Charts and diagrams as code

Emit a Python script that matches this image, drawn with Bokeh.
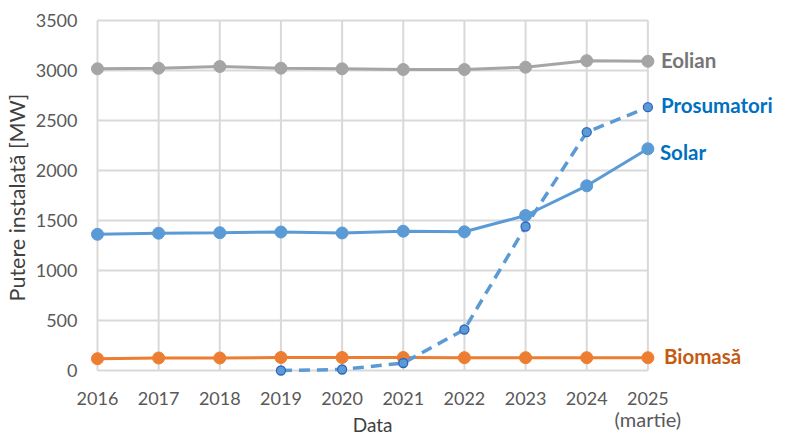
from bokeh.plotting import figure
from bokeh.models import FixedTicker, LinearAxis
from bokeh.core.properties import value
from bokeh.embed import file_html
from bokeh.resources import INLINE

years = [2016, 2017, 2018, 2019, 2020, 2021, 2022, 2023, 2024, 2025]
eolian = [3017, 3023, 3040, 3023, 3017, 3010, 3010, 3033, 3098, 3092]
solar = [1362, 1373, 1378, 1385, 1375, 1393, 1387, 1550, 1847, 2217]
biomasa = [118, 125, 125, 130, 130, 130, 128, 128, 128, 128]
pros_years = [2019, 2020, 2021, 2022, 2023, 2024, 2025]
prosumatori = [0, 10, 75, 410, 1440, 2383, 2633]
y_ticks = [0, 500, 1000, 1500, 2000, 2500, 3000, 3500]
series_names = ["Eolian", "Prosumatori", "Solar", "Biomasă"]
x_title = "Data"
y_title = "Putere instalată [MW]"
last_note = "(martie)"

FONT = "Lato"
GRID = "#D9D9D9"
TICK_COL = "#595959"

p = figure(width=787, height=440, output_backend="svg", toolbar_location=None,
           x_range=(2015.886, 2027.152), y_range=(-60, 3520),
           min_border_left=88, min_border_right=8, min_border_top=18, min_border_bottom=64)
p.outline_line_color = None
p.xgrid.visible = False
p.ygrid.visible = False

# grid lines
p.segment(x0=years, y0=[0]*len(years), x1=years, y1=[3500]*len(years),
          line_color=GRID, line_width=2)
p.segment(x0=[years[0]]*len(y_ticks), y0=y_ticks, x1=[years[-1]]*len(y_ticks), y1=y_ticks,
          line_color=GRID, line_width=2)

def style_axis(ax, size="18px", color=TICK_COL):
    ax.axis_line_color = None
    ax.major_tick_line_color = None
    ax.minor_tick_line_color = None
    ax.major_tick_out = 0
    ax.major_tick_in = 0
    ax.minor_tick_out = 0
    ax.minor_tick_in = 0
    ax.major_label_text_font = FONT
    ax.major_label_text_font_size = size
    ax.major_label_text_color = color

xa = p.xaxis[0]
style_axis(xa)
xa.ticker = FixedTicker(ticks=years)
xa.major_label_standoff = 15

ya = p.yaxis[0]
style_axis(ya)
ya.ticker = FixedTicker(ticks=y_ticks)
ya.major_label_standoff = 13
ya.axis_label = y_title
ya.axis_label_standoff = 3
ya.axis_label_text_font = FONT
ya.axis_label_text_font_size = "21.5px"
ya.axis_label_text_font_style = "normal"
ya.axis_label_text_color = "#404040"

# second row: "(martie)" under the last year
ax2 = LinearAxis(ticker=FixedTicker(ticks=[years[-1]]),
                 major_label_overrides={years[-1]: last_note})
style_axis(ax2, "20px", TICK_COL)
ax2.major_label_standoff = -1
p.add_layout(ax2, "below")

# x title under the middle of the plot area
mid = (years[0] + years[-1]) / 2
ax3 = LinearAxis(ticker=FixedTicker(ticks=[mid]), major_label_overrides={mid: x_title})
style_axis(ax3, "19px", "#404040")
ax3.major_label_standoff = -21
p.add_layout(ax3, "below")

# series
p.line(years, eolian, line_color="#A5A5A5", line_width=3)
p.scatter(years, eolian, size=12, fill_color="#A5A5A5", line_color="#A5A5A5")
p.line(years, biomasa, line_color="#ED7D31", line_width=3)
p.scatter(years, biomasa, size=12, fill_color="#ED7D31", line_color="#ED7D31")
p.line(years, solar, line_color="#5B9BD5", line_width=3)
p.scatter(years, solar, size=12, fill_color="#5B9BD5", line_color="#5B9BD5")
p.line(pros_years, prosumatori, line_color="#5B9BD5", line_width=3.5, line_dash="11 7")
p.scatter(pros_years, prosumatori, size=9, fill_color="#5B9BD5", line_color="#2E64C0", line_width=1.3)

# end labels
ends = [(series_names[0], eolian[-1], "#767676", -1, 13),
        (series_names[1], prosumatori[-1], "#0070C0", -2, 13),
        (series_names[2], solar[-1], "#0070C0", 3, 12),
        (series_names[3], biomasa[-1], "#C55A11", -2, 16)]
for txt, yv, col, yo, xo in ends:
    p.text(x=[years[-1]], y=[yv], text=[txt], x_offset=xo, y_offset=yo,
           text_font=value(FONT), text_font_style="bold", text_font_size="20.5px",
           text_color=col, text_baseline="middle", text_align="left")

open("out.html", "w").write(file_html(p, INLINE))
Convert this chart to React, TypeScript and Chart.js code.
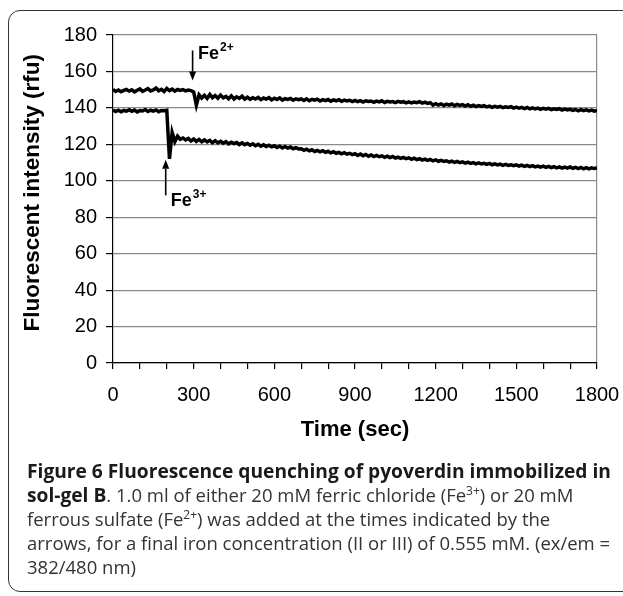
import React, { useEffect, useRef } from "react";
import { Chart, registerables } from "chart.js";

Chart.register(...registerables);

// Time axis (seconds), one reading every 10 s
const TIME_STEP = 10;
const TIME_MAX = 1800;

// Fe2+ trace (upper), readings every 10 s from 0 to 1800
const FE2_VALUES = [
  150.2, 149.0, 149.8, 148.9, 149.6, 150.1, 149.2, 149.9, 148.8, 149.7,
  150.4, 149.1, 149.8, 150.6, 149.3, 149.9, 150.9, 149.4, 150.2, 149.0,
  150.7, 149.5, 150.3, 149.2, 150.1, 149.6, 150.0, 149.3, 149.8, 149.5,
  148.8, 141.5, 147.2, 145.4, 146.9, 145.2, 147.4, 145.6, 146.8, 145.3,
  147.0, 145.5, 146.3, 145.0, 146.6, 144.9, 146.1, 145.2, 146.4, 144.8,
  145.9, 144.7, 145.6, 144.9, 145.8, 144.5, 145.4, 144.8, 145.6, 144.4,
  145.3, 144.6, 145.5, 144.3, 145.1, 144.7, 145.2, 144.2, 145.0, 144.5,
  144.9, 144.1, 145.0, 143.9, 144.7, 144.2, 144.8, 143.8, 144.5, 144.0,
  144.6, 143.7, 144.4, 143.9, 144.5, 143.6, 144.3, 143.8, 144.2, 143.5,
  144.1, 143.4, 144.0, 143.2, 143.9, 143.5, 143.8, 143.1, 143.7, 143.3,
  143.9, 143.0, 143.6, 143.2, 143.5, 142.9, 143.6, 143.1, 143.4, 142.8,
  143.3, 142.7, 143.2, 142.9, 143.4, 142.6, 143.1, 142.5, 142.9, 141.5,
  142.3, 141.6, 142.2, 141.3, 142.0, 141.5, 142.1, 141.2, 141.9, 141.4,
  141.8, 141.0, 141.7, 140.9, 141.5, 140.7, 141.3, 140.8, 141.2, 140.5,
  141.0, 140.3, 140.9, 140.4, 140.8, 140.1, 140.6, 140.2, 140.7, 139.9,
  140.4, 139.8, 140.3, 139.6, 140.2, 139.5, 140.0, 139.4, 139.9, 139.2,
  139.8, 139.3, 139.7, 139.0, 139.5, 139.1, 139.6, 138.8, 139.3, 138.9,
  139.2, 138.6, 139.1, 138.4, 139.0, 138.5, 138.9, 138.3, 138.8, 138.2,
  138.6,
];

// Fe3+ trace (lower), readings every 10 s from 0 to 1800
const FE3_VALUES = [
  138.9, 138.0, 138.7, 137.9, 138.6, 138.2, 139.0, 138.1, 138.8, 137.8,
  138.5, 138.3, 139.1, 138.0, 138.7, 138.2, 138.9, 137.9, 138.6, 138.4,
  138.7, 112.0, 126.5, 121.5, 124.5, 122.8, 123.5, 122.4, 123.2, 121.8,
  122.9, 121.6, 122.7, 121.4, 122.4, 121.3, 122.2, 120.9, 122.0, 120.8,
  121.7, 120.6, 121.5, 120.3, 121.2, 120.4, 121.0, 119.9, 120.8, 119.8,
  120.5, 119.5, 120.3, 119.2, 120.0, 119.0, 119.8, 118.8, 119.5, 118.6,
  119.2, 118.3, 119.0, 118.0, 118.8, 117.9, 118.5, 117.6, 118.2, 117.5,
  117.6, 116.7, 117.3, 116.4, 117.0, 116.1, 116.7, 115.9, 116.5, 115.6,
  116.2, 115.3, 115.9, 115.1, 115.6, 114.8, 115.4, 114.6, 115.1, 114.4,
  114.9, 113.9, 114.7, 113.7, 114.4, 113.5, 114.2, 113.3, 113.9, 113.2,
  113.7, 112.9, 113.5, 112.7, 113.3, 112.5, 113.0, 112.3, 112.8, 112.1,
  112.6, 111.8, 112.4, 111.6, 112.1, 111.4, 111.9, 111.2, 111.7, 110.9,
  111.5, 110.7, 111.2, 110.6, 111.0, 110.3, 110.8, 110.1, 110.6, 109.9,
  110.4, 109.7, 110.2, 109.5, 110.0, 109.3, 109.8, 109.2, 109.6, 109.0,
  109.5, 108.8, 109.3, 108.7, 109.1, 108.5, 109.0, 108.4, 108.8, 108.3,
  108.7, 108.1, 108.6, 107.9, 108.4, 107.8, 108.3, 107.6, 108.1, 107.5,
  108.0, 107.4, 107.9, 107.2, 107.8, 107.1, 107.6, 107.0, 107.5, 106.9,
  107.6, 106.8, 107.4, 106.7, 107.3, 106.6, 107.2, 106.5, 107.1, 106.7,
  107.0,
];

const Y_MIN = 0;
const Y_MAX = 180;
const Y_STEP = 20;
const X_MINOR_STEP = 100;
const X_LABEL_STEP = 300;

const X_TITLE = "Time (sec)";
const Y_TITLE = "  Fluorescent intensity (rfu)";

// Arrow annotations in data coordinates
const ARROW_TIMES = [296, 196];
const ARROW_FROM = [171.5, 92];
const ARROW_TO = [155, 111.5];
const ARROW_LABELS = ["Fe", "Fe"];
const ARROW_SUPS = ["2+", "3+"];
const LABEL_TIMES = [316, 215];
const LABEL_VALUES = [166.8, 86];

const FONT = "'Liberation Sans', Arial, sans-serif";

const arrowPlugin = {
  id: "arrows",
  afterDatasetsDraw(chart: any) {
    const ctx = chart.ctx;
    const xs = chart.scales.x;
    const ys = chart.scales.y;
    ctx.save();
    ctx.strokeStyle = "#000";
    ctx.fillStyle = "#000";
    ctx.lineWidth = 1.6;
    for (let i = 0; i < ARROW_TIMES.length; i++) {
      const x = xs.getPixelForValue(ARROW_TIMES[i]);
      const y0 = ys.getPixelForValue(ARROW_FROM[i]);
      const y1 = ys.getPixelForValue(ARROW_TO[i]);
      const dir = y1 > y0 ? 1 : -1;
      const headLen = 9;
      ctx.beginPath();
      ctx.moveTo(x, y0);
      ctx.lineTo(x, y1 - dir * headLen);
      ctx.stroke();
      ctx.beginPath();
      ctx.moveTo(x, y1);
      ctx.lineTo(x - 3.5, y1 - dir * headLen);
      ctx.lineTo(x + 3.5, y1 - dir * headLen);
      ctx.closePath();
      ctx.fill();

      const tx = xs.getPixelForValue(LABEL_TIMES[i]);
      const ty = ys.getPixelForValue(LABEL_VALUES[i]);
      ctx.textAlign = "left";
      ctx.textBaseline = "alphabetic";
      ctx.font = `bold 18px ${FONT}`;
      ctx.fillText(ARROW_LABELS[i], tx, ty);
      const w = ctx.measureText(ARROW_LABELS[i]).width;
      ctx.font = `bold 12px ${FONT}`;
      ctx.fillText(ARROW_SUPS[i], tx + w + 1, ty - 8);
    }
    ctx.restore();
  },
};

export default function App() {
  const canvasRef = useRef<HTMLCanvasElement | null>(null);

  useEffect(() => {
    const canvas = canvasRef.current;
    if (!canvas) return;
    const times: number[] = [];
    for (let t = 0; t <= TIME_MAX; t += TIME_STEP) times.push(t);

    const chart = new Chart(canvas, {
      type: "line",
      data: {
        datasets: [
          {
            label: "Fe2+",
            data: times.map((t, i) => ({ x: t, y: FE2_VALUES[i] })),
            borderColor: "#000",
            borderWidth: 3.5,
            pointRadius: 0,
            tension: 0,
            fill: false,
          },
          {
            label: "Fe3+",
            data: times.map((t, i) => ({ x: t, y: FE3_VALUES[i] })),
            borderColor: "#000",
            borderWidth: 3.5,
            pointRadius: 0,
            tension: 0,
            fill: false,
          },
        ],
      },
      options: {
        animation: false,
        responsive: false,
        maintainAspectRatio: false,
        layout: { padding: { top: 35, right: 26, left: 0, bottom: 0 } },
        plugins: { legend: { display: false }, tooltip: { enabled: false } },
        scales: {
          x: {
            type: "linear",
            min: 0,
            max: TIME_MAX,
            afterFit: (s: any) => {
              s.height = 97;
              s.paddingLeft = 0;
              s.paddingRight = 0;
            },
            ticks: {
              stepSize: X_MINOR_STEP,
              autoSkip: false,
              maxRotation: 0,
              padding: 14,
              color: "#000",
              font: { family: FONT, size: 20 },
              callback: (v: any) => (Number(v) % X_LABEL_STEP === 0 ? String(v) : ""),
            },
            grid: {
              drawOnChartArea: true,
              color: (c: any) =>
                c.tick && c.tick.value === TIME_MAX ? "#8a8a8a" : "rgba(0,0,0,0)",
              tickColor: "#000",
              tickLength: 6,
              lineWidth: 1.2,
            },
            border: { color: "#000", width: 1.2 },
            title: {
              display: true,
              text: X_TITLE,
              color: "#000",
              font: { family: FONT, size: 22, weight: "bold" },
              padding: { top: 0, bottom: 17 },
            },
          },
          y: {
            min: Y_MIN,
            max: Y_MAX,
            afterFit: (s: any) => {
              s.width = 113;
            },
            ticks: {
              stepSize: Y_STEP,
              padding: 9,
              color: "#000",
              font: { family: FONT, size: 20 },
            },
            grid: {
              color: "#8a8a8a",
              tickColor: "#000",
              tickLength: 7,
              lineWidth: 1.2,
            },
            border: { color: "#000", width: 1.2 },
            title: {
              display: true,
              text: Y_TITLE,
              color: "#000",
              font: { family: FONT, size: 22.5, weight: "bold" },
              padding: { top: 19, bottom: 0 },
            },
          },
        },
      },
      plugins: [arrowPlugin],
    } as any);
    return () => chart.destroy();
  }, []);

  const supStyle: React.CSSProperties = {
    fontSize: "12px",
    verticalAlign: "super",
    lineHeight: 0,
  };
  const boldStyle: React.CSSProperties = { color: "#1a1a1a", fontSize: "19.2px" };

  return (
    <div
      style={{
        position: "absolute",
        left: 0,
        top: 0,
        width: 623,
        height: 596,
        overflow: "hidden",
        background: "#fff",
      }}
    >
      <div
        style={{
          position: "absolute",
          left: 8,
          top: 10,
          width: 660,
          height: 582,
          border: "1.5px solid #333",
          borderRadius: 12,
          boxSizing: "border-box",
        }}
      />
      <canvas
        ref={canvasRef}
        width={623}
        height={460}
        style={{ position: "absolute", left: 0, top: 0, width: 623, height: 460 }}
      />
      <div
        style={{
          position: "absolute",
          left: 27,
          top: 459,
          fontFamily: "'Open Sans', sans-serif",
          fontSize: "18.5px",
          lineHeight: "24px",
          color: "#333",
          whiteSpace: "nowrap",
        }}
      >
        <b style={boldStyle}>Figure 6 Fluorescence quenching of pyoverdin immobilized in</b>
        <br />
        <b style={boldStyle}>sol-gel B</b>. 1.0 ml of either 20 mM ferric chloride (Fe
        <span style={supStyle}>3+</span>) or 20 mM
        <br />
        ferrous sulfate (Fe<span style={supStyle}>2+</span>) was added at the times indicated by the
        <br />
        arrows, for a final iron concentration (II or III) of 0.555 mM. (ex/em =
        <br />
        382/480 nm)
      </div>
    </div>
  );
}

Short exercise ▸ Quote the lines above exactly, starting with the one that has "Convert this chart" and ending with the one that has "const TIME_MAX = 1800;"; drop the pictures and include nothing else.

Response to this task ▸
Convert this chart to React, TypeScript and Chart.js code.
import React, { useEffect, useRef } from "react";
import { Chart, registerables } from "chart.js";

Chart.register(...registerables);

// Time axis (seconds), one reading every 10 s
const TIME_STEP = 10;
const TIME_MAX = 1800;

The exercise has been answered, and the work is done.